The temptation is for me to describe “rich” as being able to afford what I want instead of being able to afford what I need.  That typically leads to “rich” always being the other guy. “Rich” is the other guy with better job.  “Rich” is the other woman with a nicer home.  “Rich” is the one with the bigger bank account.  This all leads to “rich” rarely being us.  And, that’s one of the biggest challenges facing those of us who have more than we need we lose our ability to recognize how blessed we truly are.   Money has a unique ability to blind us to what we have and can cause us to see only what we don’t have.

I think this is just one of the reasons why Jesus talks more about greed than He does sex.  Money has the unique ability to blind us to its effects.  For example, if Wikipedia is correct, the county I live in (Howard County) is the 3rd wealthiest county in America with a median income of nearly $109,000.   So, I live in the 3rd wealthiest county in America.  I’m surrounded by wealth and affluence every day.
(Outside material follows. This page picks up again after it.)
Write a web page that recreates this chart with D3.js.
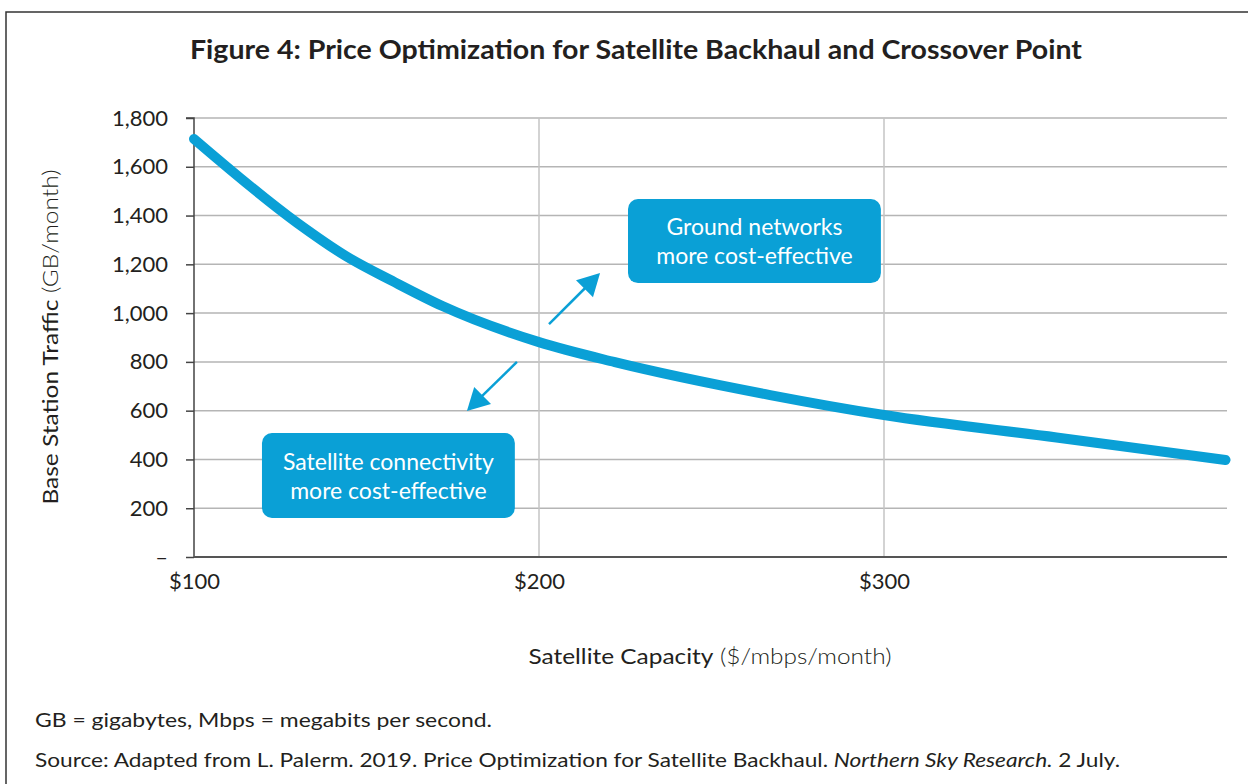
<!DOCTYPE html>
<html>
<head>
<meta charset="utf-8">
<script src="https://cdn.jsdelivr.net/npm/d3@7"></script>
<style>
  html, body { margin: 0; padding: 0; background: #fff; }
  svg { display: block; }
  text { font-family: Lato, "Open Sans", sans-serif; fill: #231f20; }
</style>
</head>
<body>
<svg id="chart" width="1248" height="784"></svg>
<script>
// ---- Data ----
const priceUSD   = [100, 130, 144, 158, 172, 200, 222, 267, 300, 350, 399];
const trafficGB  = [1714, 1369, 1234, 1128, 1029, 881, 799, 664, 582, 490, 398];
const yTicks     = [0, 200, 400, 600, 800, 1000, 1200, 1400, 1600, 1800];
const xTicks     = [100, 200, 300];
const xTickLabels = ["$100", "$200", "$300"];
const titleText  = "Figure 4: Price Optimization for Satellite Backhaul and Crossover Point";
const xTitleMain = "Satellite Capacity";
const xTitleRest = " ($/mbps/month)";
const yTitleMain = "Base Station Traffic";
const yTitleRest = " (GB/month)";
const noteLine   = "GB = gigabytes, Mbps = megabits per second.";
const srcPre     = "Source: Adapted from L. Palerm. 2019. Price Optimization for Satellite Backhaul. ";
const srcItalic  = "Northern Sky Research.";
const srcPost    = " 2 July.";
const boxGround  = ["Ground networks", "more cost-effective"];
const boxSat     = ["Satellite connectivity", "more cost-effective"];

const BLUE = "#0aa0d6";
const svg = d3.select("#chart");

// frame
svg.append("path").attr("d", "M6,784 V12 H1248")
  .attr("fill", "none").attr("stroke", "#333").attr("stroke-width", 1.5);

// title
svg.append("text").attr("x", 636).attr("y", 59).attr("text-anchor", "middle")
  .style("font-size", "26px").style("font-weight", "bold")
  .attr("textLength", 892).attr("lengthAdjust", "spacingAndGlyphs")
  .text(titleText);

const x = d3.scaleLinear().domain([100, 400]).range([194, 1229]);
const y = d3.scaleLinear().domain([0, 1800]).range([557, 118]);

// gridlines
const g = svg.append("g");
g.selectAll("line.hg").data(yTicks.filter(d => d > 0)).join("line")
  .attr("x1", x(100)).attr("x2", x(400) - 2)
  .attr("y1", d => y(d)).attr("y2", d => y(d))
  .attr("stroke", "#b5b5b5").attr("stroke-width", 1.5);
g.selectAll("line.vg").data(xTicks.filter(d => d > 100)).join("line")
  .attr("x1", d => x(d)).attr("x2", d => x(d))
  .attr("y1", y(1800)).attr("y2", y(0))
  .attr("stroke", "#c4c4c4").attr("stroke-width", 1.5);

// y axis
const yAxis = d3.axisLeft(y).tickValues(yTicks).tickSize(8).tickPadding(18)
  .tickFormat(d => d === 0 ? "–" : d3.format(",")(d));
const ya = svg.append("g").attr("transform", `translate(${x(100)},0)`).call(yAxis);
ya.select(".domain").attr("stroke", "#444").attr("stroke-width", 1.5).attr("d", `M-8,${y(1800)}H0V${y(0)}`);
ya.selectAll(".tick line").attr("stroke", "#444").attr("stroke-width", 1.5);
ya.selectAll(".tick text").style("font-size", "22px").style("font-family", "Lato, sans-serif")
  .style("font-weight", "400").attr("fill", "#2b2b2b");

// x axis
const xAxis = d3.axisBottom(x).tickValues(xTicks).tickSize(0).tickPadding(16)
  .tickFormat((d, i) => xTickLabels[i]);
const xa = svg.append("g").attr("transform", `translate(0,${y(0)})`).call(xAxis);
xa.select(".domain").attr("stroke", "#555").attr("stroke-width", 2).attr("d", `M${x(100)},0H${x(400) - 2}`);
xa.selectAll(".tick text").style("font-size", "22px").style("font-family", "Lato, sans-serif")
  .style("font-weight", "400").attr("fill", "#2b2b2b");

// axis titles
const xt = svg.append("text").attr("x", 710).attr("y", 664).attr("text-anchor", "middle").style("font-size", "21px")
  .attr("textLength", 363).attr("lengthAdjust", "spacingAndGlyphs");
xt.append("tspan").text(xTitleMain);
xt.append("tspan").style("font-weight", "300").text(xTitleRest);

const yt = svg.append("text").attr("transform", "translate(58,337) rotate(-90)").attr("text-anchor", "middle")
  .style("font-size", "21px").attr("textLength", 335).attr("lengthAdjust", "spacingAndGlyphs");
yt.append("tspan").text(yTitleMain);
yt.append("tspan").style("font-weight", "300").text(yTitleRest);

// curve
const pts = priceUSD.map((p, i) => [p, trafficGB[i]]);
svg.append("path").datum(pts)
  .attr("d", d3.line().x(d => x(d[0])).y(d => y(d[1])).curve(d3.curveMonotoneX))
  .attr("fill", "none").attr("stroke", BLUE).attr("stroke-width", 10)
  .attr("stroke-linecap", "round").attr("stroke-linejoin", "round");

// arrows
function arrow(x1, y1, x2, y2) {
  const dx = x2 - x1, dy = y2 - y1, L = Math.hypot(dx, dy);
  const ux = dx / L, uy = dy / L, hl = 22, hw = 12;
  const bx = x2 - ux * hl, by = y2 - uy * hl;
  svg.append("line").attr("x1", x1).attr("y1", y1).attr("x2", bx + ux * 2).attr("y2", by + uy * 2)
    .attr("stroke", BLUE).attr("stroke-width", 2.5);
  svg.append("path")
    .attr("d", `M${x2},${y2}L${bx - uy * hw},${by + ux * hw}L${bx + uy * hw},${by - ux * hw}Z`)
    .attr("fill", BLUE);
}
arrow(x(202.9), y(955), x(217.7), y(1164));
arrow(x(193.6), y(800), x(179.1), y(599));

// boxes
function box(x0, x1, yTop, yBot, lines) {
  const bx = x(x0), bw = x(x1) - x(x0), by = y(yTop), bh = y(yBot) - y(yTop);
  svg.append("rect").attr("x", bx).attr("y", by).attr("width", bw).attr("height", bh)
    .attr("rx", 10).attr("fill", BLUE);
  lines.forEach((t, i) => {
    svg.append("text").attr("x", bx + bw / 2).attr("y", by + bh / 2 - 6 + i * 29)
      .attr("text-anchor", "middle").style("font-size", "23px").style("fill", "#fff").text(t);
  });
}
box(225.8, 299.1, 1468, 1123, boxGround);
box(119.7, 193.0, 508, 160, boxSat);

// footnotes
svg.append("text").attr("x", 35).attr("y", 727).style("font-size", "19px").style("font-weight", "400")
  .attr("textLength", 457).attr("lengthAdjust", "spacingAndGlyphs").text(noteLine);
const src = svg.append("text").attr("x", 35).attr("y", 767).style("font-size", "19px").style("font-weight", "400")
  .attr("textLength", 1085).attr("lengthAdjust", "spacingAndGlyphs");
src.append("tspan").text(srcPre);
src.append("tspan").style("font-style", "italic").text(srcItalic);
src.append("tspan").text(srcPost);
</script>
</body>
</html>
Yet, I find that I rarely even entertain the possibility that I myself may be materialistic because all I have to do is know one other person who is greedy to cause me not to consider myself to be. Greed blinds us in a way other sins do not. (Keller) It blinds us to what we have.  It causes us to see what we don’t have and then it hides itself in our heart.  This means I’m always more willing to point out greed in another person’s life than I am my own. 
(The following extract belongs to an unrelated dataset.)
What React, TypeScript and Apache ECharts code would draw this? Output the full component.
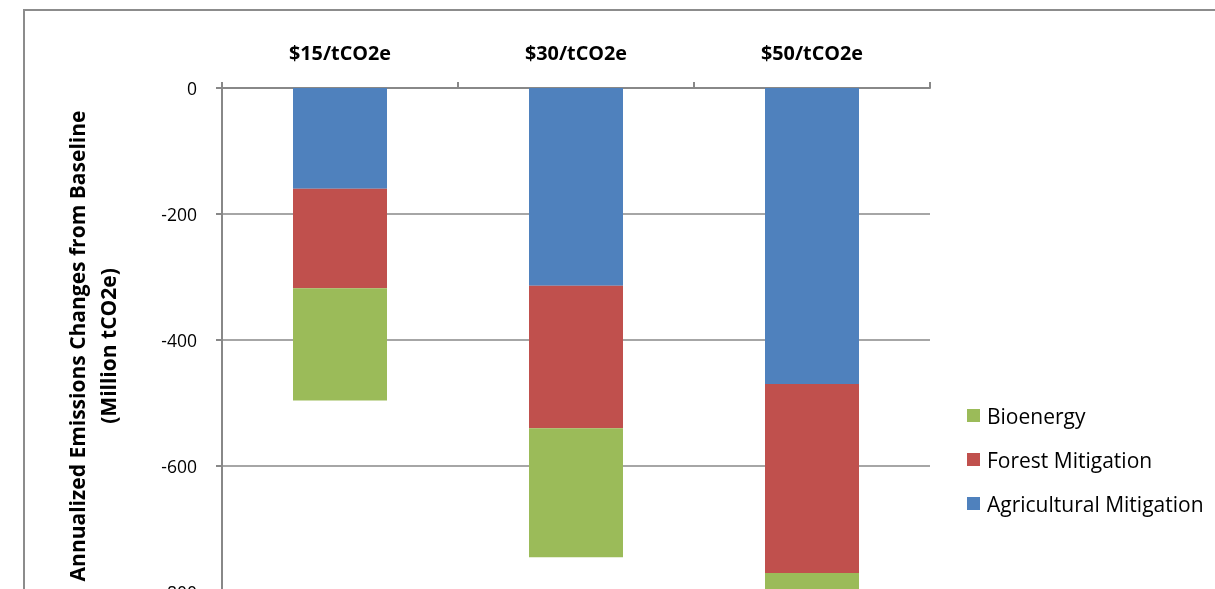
import React, { useEffect, useRef } from "react";
import * as echarts from "echarts";

const categories = ["$15/tCO2e", "$30/tCO2e", "$50/tCO2e"];
const agricultural = [-160, -314, -470];
const forest = [-158, -226, -300];
const bioenergy = [-178, -205, -200];
const yTicks = { min: -1000, max: 0, interval: 200 };

const FONT = "'Open Sans', Lato, sans-serif";

export default function App() {
  const ref = useRef<HTMLDivElement>(null);
  useEffect(() => {
    if (!ref.current) return;
    const chart = echarts.init(ref.current, undefined, { renderer: "svg" });
    chart.setOption({
      animation: false,
      textStyle: { fontFamily: FONT },
      grid: { left: 222, top: 88, width: 708, height: 630, containLabel: false },
      legend: {
        orient: "vertical",
        left: 967,
        top: 405,
        padding: 0,
        itemWidth: 13,
        itemHeight: 13,
        itemGap: 23,
        icon: "rect",
        textStyle: { fontSize: 21, color: "#000", fontFamily: FONT, padding: [0, 0, 0, 2] },
        data: ["Bioenergy", "Forest Mitigation", "Agricultural Mitigation"],
      },
      xAxis: {
        type: "category",
        data: categories,
        position: "top",
        axisLine: { lineStyle: { color: "#888", width: 2 } },
        axisTick: { show: true, length: 6, lineStyle: { color: "#888", width: 2 } },
        axisLabel: { fontSize: 19.8, fontWeight: "bold", color: "#000", margin: 26, fontFamily: FONT },
      },
      yAxis: {
        type: "value",
        min: yTicks.min,
        max: yTicks.max,
        interval: yTicks.interval,
        axisLine: { show: true, lineStyle: { color: "#888", width: 2 } },
        axisTick: { show: true, length: 6, lineStyle: { color: "#888", width: 2 } },
        splitLine: { lineStyle: { color: "#888", width: 1.5 } },
        axisLabel: { fontSize: 17.5, color: "#000", margin: 25, fontFamily: FONT },
      },
      series: [
        {
          name: "Agricultural Mitigation",
          type: "bar",
          stack: "total",
          barWidth: 94,
          data: agricultural,
          itemStyle: { color: "#4F81BD" },
        },
        {
          name: "Forest Mitigation",
          type: "bar",
          stack: "total",
          barWidth: 94,
          data: forest,
          itemStyle: { color: "#C0504D" },
        },
        {
          name: "Bioenergy",
          type: "bar",
          stack: "total",
          barWidth: 94,
          data: bioenergy,
          itemStyle: { color: "#9BBB59" },
        },
      ],
      graphic: [
        {
          type: "rect",
          shape: { x: 24, y: 10, width: 1300, height: 1000 },
          style: { fill: "none", stroke: "#8c8c8c", lineWidth: 2 },
          silent: true,
        },
        {
          type: "text",
          x: 92,
          y: 346,
          rotation: Math.PI / 2,
          style: {
            text: "Annualized Emissions Changes from Baseline\n(Million tCO2e)",
            fontSize: 21,
            fontWeight: "bold",
            fontFamily: FONT,
            fill: "#000",
            align: "center",
            verticalAlign: "middle",
            lineHeight: 31,
          },
        },
      ],
    });
    return () => chart.dispose();
  }, []);
  return (
    <div
      ref={ref}
      style={{ position: "fixed", left: 0, top: 0, width: 1215, height: 800 }}
    />
  );
}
But, the Word of God reminds me that I am more like the greedy and materialistic person I’m pointing my finger at than unlike them.  As a sinner, it’s always more fun to point the finger at someone else’s sin because this will always keep me from having to deal with my own.  And, this is exactly what Paul says money can do to us in 1 Timothy 6:17 – 19.  Paul said that money can make me “haughty.”  Haughty that’s not a word we use much anymore.  Sometimes I call my wife a “hotty,” but when I looked it up in the Greek, it’s not the same thing.  “Haughty” means to be arrogant.  So, we’re told that one of the impacts of money is that it can make us arrogant.  In relation to money, I think the ultimate arrogance is to say that I am above materialism happening to me. I have no problem pointing out a greedy person until I have to look in the mirror.  Greed hides itself and we can never think we’re above it happening to us.

This is why I’m desperate for grace.  God uses His grace to shine light on what I cannot see and exposes what He desires to transform.  And, this exposure is not a form of punishment but rather rescue.  Greed will hold me captive to the worst this world has to offer.  So, God  “dispels our self-inflicted darkness because He knows that we cannot grieve what we do not see, we cannot confess what we have not grieved, and we cannot turn from what we haven’t confessed.”  (Tripp)


Living a generous life has to start by simply asking God to reveal what is in our heart because “wherever your treasure is, there the desires of your heart will be also.” (Matthew 6:21)  If any form of greed or selfishness is revealed, don’t think that God wants to punish you for it.  Rather, He wants to rescue you from it and continue His work of transformation in your life.